◆ **Given request**: Find the lines holding the string "this" in the data, then copy all of them.

________________________

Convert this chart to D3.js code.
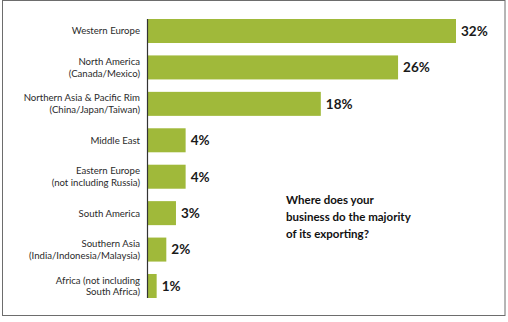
<!DOCTYPE html>
<html><head><meta charset="utf-8">
<script src="https://cdn.jsdelivr.net/npm/d3@7"></script>
<style>body{margin:0;background:#fff}svg{display:block}</style>
</head><body>
<svg id="c" width="508" height="322"></svg>
<script>
const categories = [
  ["Western Europe"],
  ["North America","(Canada/Mexico)"],
  ["Northern Asia & Pacific Rim","(China/Japan/Taiwan)"],
  ["Middle East"],
  ["Eastern Europe","(not including Russia)"],
  ["South America"],
  ["Southern Asia","(India/Indonesia/Malaysia)"],
  ["Africa (not including","South Africa)"]
];
const values = [32, 26, 18, 4, 4, 3, 2, 1];
const valueLabels = ["32%","26%","18%","4%","4%","3%","2%","1%"];
const questionLines = ["Where does your","business do the majority","of its exporting?"];

const svg = d3.select("#c");
svg.append("rect").attr("x",2.5).attr("y",0.5).attr("width",502.5).attr("height",315)
  .attr("fill","#fff").attr("stroke","#6d6d6d").attr("stroke-width",1);

const idx = d3.range(values.length);
const y = d3.scaleBand().domain(idx).range([19,298]).paddingInner(0.341).paddingOuter(0);
const x = d3.scaleLinear().domain([0,32]).range([147,456]);

svg.selectAll("rect.bar").data(idx).join("rect").attr("class","bar")
  .attr("x",x(0)).attr("y",d=>y(d)).attr("width",d=>x(values[d])-x(0)).attr("height",y.bandwidth())
  .attr("fill","#a0b93a");

const axis = d3.axisLeft(y).tickSize(0).tickFormat("");
const ag = svg.append("g").attr("transform",`translate(${x(0)},0)`).call(axis);
ag.select(".domain").attr("stroke","#333").attr("stroke-width",1.2).attr("d",`M0.5,19V298`);

const lab = svg.append("g").attr("font-family","Lato, 'Open Sans', sans-serif").attr("font-size",9.6).attr("fill","#2a2a2a").attr("text-anchor","end");
idx.forEach(i=>{
  const lines = categories[i];
  const cy = y(i)+y.bandwidth()/2;
  const lh = 11.5;
  const t = lab.append("text").attr("x",140);
  lines.forEach((l,k)=>{
    t.append("tspan").attr("x",140).attr("y", cy + (k-(lines.length-1)/2)*lh).attr("dy","0.35em").text(l);
  });
});

svg.append("g").attr("font-family","Lato, 'Open Sans', sans-serif").attr("font-size",13.5).attr("font-weight",700).attr("fill","#1a1a1a")
  .selectAll("text").data(idx).join("text")
  .attr("x",d=>x(values[d])+5).attr("y",d=>y(d)+y.bandwidth()/2).attr("dy","0.36em").text(d=>valueLabels[d]);

const q = svg.append("text").attr("font-family","Lato, 'Open Sans', sans-serif").attr("font-size",11.5).attr("font-weight",700).attr("fill","#111");
questionLines.forEach((l,k)=>{
  q.append("tspan").attr("x",286).attr("y",200+k*17).attr("dy","0.35em").text(l);
});
</script>
</body></html>
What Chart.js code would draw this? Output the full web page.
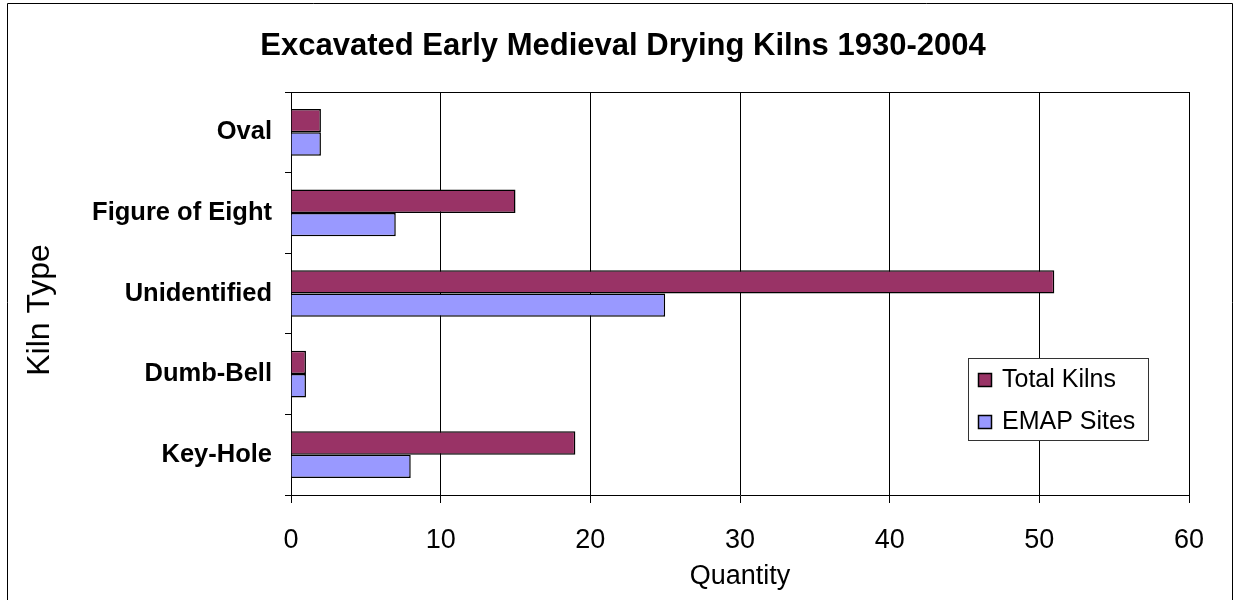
<!DOCTYPE html>
<html>
<head>
<meta charset="utf-8">
<title>Excavated Early Medieval Drying Kilns 1930-2004</title>
<script src="https://cdn.jsdelivr.net/npm/chart.js@4/dist/chart.umd.min.js"></script>
<style>
  html, body { margin: 0; padding: 0; background: #fff; }
  #wrap { width: 1236px; height: 600px; }
</style>
</head>
<body>
<div id="wrap"><canvas id="kilns" width="1236" height="600"></canvas></div>
<script>
// kiln types, listed top to bottom
var kilnTypes = ["Oval", "Figure of Eight", "Unidentified", "Dumb-Bell", "Key-Hole"];
var totalKilns = [2, 15, 51, 1, 19];
var emapSites = [2, 7, 25, 1, 8];
var seriesNames = ["Total Kilns", "EMAP Sites"];
var barColors = ["#993366", "#9999ff"];
var quantityTicks = [0, 10, 20, 30, 40, 50, 60];

var chartTitle = "Excavated Early Medieval Drying Kilns 1930-2004";
var fontFamily = "'Liberation Sans', Arial, sans-serif";

// frame round the whole chart, title, top line of the plot, y title and the boxed legend
var extras = {
  id: "extras",
  afterDraw: function(chart) {
    var ctx = chart.ctx;
    var area = chart.chartArea;
    ctx.save();

    ctx.strokeStyle = "#000";
    ctx.lineWidth = 1;
    ctx.beginPath();
    ctx.moveTo(7.5, 610);
    ctx.lineTo(7.5, 3.5);
    ctx.lineTo(1232.5, 3.5);
    ctx.lineTo(1232.5, 610);
    ctx.stroke();

    ctx.beginPath();
    ctx.moveTo(area.left, Math.round(area.top) + 0.5);
    ctx.lineTo(area.right, Math.round(area.top) + 0.5);
    ctx.stroke();

    // chart title, centred on the frame rather than the plot
    ctx.fillStyle = "#000";
    ctx.font = "bold 31px " + fontFamily;
    ctx.textAlign = "center";
    ctx.textBaseline = "middle";
    ctx.fillText(chartTitle, 623, 46);

    // y axis title
    ctx.font = "32px " + fontFamily;
    ctx.translate(40, 310);
    ctx.rotate(-Math.PI / 2);
    ctx.fillText("Kiln Type", 0, 0);
    ctx.setTransform(1, 0, 0, 1, 0, 0);

    // legend box
    ctx.fillStyle = "#fff";
    ctx.fillRect(968.5, 358.5, 180, 82);
    ctx.strokeStyle = "#333";
    ctx.strokeRect(968.5, 358.5, 180, 82);

    ctx.font = "25px " + fontFamily;
    ctx.textAlign = "left";
    chart.data.datasets.forEach(function(ds, i) {
      var y = 380 + i * 42;
      ctx.fillStyle = ds.backgroundColor;
      ctx.fillRect(978.5, y - 6.5, 13, 13);
      ctx.strokeStyle = "#000";
      ctx.lineWidth = 1.5;
      ctx.strokeRect(978.5, y - 6.5, 13, 13);
      ctx.fillStyle = "#000";
      ctx.fillText(ds.label, 1002, y);
    });
    ctx.restore();
  }
};

new Chart("kilns", {
  type: "bar",
  data: {
    labels: kilnTypes,
    datasets: [{
      label: seriesNames[0],
      data: totalKilns,
      backgroundColor: barColors[0],
      borderColor: "#000",
      borderWidth: 1.5,
      categoryPercentage: 0.58,
      barPercentage: 1
    }, {
      label: seriesNames[1],
      data: emapSites,
      backgroundColor: barColors[1],
      borderColor: "#000",
      borderWidth: 1.5,
      categoryPercentage: 0.58,
      barPercentage: 1
    }]
  },
  options: {
    indexAxis: "y",
    responsive: false,
    animation: false,
    devicePixelRatio: 1,
    layout: { padding: { left: 0, right: 47, top: 92, bottom: 0 } },
    plugins: {
      legend: { display: false },
      tooltip: { enabled: false },
      title: { display: false }
    },
    scales: {
      x: {
        min: 0,
        max: 60,
        afterBuildTicks: function(scale) {
          scale.ticks = quantityTicks.map(function(v) { return { value: v }; });
        },
        afterFit: function(scale) { scale.height = 105; },
        grid: { color: "#000", lineWidth: 1, tickLength: 8 },
        border: { color: "#000", width: 1 },
        ticks: {
          color: "#000",
          padding: 21,
          maxRotation: 0,
          font: { family: fontFamily, size: 27 }
        },
        title: {
          display: true,
          text: "Quantity",
          color: "#000",
          font: { family: fontFamily, size: 27 },
          padding: { top: 0, bottom: 7 }
        }
      },
      y: {
        afterFit: function(scale) { scale.width = 291; },
        grid: { offset: true, drawOnChartArea: false, color: "#000", tickLength: 6 },
        border: { color: "#000", width: 1 },
        ticks: {
          color: "#000",
          padding: 13,
          font: { family: fontFamily, size: 25.5, weight: "bold" }
        }
      }
    }
  },
  plugins: [extras]
});
</script>
</body>
</html>
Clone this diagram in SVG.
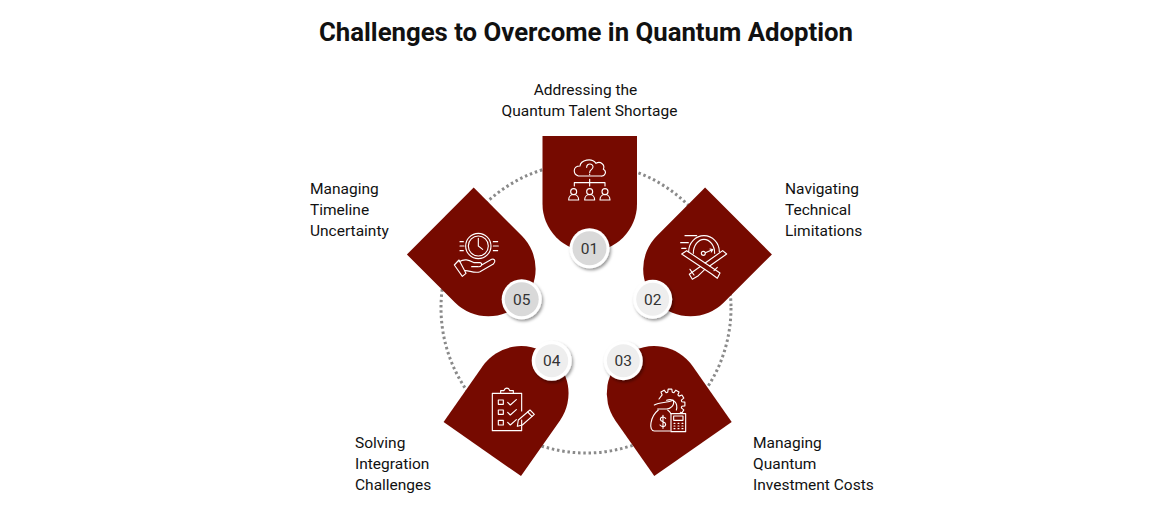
<svg xmlns="http://www.w3.org/2000/svg" width="1170" height="525" viewBox="0 0 1170 525">
<style>
text{font-family:Roboto,"Liberation Sans",sans-serif;fill:#111}
.t{font-size:25.75px;font-weight:700;text-anchor:middle}
.l{font-size:15.5px}
.m{text-anchor:middle}
.s{fill:#760a00}
.b{font-size:15.5px;text-anchor:middle;fill:#333}
.w{fill:#fff;filter:url(#sh)}
.d{fill:#d9d9d9}.e{fill:#eeeeee}
.i{fill:none;stroke:#fff;stroke-width:3.4;stroke-linecap:round;stroke-linejoin:round}
</style>
<defs>
<path id="sp" d="M-47.25,0H47.25V68A47.25,47.25 0 0 1 -47.25,68Z"/>
<filter id="sh" x="-30%" y="-30%" width="170%" height="170%"><feDropShadow dx="1.5" dy="2" stdDeviation="1.8" flood-color="#000" flood-opacity=".4"/></filter>
</defs>
<rect width="1170" height="525" fill="#fff"/>
<text class="t" x="586" y="41">Challenges to Overcome in Quantum Adoption</text>
<g id="connectors"><circle cx="586" cy="308" r="145" fill="none" stroke="#8a8a8a" stroke-width="3" stroke-dasharray="2.5 2.8"/></g>

<g id="node-1">
<use href="#sp" class="s" transform="translate(589.75 136)"/>
<g class="i" transform="translate(530 130) scale(.3333)">
<path d="M145,138C128,132 128,108 150,108C152,90 185,82 198,100C212,92 226,105 220,118C232,125 225,140 212,138Z"/>
<path d="M170,112C170,98 190,100 189,111C188,120 179,118 179,128M179,133V134"/>
<path d="M133,168V158H225V168M179,148V168"/>
<circle cx="131" cy="185" r="9"/><path d="M116,210C116,188 146,188 146,210Z"/>
<circle cx="179" cy="185" r="9"/><path d="M164,210C164,188 194,188 194,210Z"/>
<circle cx="225" cy="185" r="9"/><path d="M210,210C210,188 240,188 240,210Z"/>
</g>
<circle class="w" cx="589.5" cy="248.3" r="20"/><circle class="d" cx="589.5" cy="248.3" r="17"/>
<text class="b" x="589.5" y="253.8">01</text>
</g>

<g id="node-2">
<use href="#sp" class="s" transform="translate(738.5 221) rotate(45)"/>
<g class="i" transform="translate(630 180) scale(.3333)">
<path d="M176,215A46,48 0 0 1 268,215"/>
<path d="M190,220A32,42 0 0 1 254,220"/>
<path d="M165,167H200M152,188H175M155,205H168"/>
<circle cx="220" cy="220" r="6"/><path d="M226,218L247,209M240,207L248,209L244,216"/>
<path d="M155,222L170,212L270,279L262,295L245,282Z"/>
<path d="M225.6,249L278,212L290,222L239,258"/>
<path d="M211,259.5L178,283L187,298L205,287L224.6,268.4"/>
<path d="M180,268L192,285M262,262L252,272"/>
</g>
<circle class="w" cx="652.7" cy="299.3" r="19.5"/><circle class="e" cx="652.7" cy="299.3" r="16.5"/>
<text class="b" x="652.7" y="304.8">02</text>
</g>

<g id="node-3">
<use href="#sp" class="s" transform="translate(693 449) rotate(145)"/>
<g class="i" transform="translate(595 335) scale(.3333)">
<path d="M192,192L201.4,179.8L197.9,171.1L207.4,165.6L213.3,173L218.1,171.7L219.5,162.3L230.5,162.3L231.9,171.7L236.7,173L242.6,165.6L252.1,171.1L248.6,179.8L252.2,183.4L260.9,179.9L266.4,189.4L259,195.3L260.3,200.1L269.7,201.5L269.7,212.5L260.3,213.9L259,218.7L266.4,224.6L260.9,234.1L256,232"/>
<path d="M215,196C235,188 250,205 244,225"/>
<path d="M178,210C195,200 215,205 235,196C240,212 225,222 215,222M188,222H218"/>
<path d="M190,225C165,245 160,288 178,288H225"/>
<path d="M218,225C222,228 226,232 228,236"/>
<rect x="228" y="236" width="44" height="54"/>
<rect x="236" y="243" width="28" height="13"/>
<path d="M237,265H240M249,265H252M261,265H264M237,273H240M249,273H252M261,273H264M237,281H240M249,281H252M261,281H264"/>
<path d="M212,250C206,243 196,246 196,253C196,262 212,259 212,268C212,276 200,277 195,270M204,241V280"/>
</g>
<circle class="w" cx="623.3" cy="360.7" r="19.5"/><circle class="e" cx="623.3" cy="360.7" r="16.5"/>
<text class="b" x="623.3" y="366.2">03</text>
</g>

<g id="node-4">
<use href="#sp" class="s" transform="translate(482.3 449) rotate(215)"/>
<g class="i" transform="translate(435 335) scale(.3333)">
<path d="M197,175H172V287H260V255M260,228V175H235"/>
<path d="M197,175V167H207C210,157 222,157 224,167H235V175Z"/>
<rect x="190" y="195" width="15" height="13"/><rect x="190" y="225" width="15" height="13"/><rect x="190" y="256" width="15" height="14"/>
<path d="M218,202L226,210L244,194M218,232L226,240L244,224M218,262L226,270L244,254"/>
<path d="M250,255L285,225L298,238L262,270L247,274Z"/><path d="M278,231L291,244"/>
</g>
<circle class="w" cx="551.7" cy="360.7" r="20"/><circle class="e" cx="551.7" cy="360.7" r="16.5"/>
<text class="b" x="551.7" y="366.2">04</text>
</g>

<g id="node-5">
<use href="#sp" class="s" transform="translate(440.3 221) rotate(-45)"/>
<g class="i" transform="translate(400 180) scale(.3333)">
<circle cx="235" cy="198" r="38"/><circle cx="235" cy="198" r="30"/>
<path d="M235,175V198L248,208"/>
<path d="M180,185H190M180,198H192M180,212H190M280,185H293M280,198H295M280,212H293"/>
<path d="M163,255L177,240L198,280L187,289Z"/>
<path d="M177,245C195,235 205,240 222,248H240C250,250 245,262 232,260H215M245,255L275,238C285,235 288,245 280,252L240,275C225,282 205,270 195,272"/>
</g>
<circle class="w" cx="521.7" cy="299.3" r="20"/><circle class="d" cx="521.7" cy="299.3" r="17"/>
<text class="b" x="521.7" y="304.8">05</text>
</g>

<g id="labels">
<text class="l m" x="585.5" y="95">Addressing the</text>
<text class="l m" x="589.5" y="116">Quantum Talent Shortage</text>
<text class="l" x="785" y="194">Navigating</text><text class="l" x="785" y="215">Technical</text><text class="l" x="785" y="236">Limitations</text>
<text class="l" x="310" y="194">Managing</text><text class="l" x="310" y="215">Timeline</text><text class="l" x="310" y="236">Uncertainty</text>
<text class="l" x="355" y="448">Solving</text><text class="l" x="355" y="469">Integration</text><text class="l" x="355" y="490">Challenges</text>
<text class="l" x="753" y="448">Managing</text><text class="l" x="753" y="469">Quantum</text><text class="l" x="753" y="490">Investment Costs</text>
</g>
</svg>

________________________

◆ **Worked solution**:
Convert this chart to D3.js code.
What Chart.js code would draw this? Output the full web page.
Clone this diagram in SVG.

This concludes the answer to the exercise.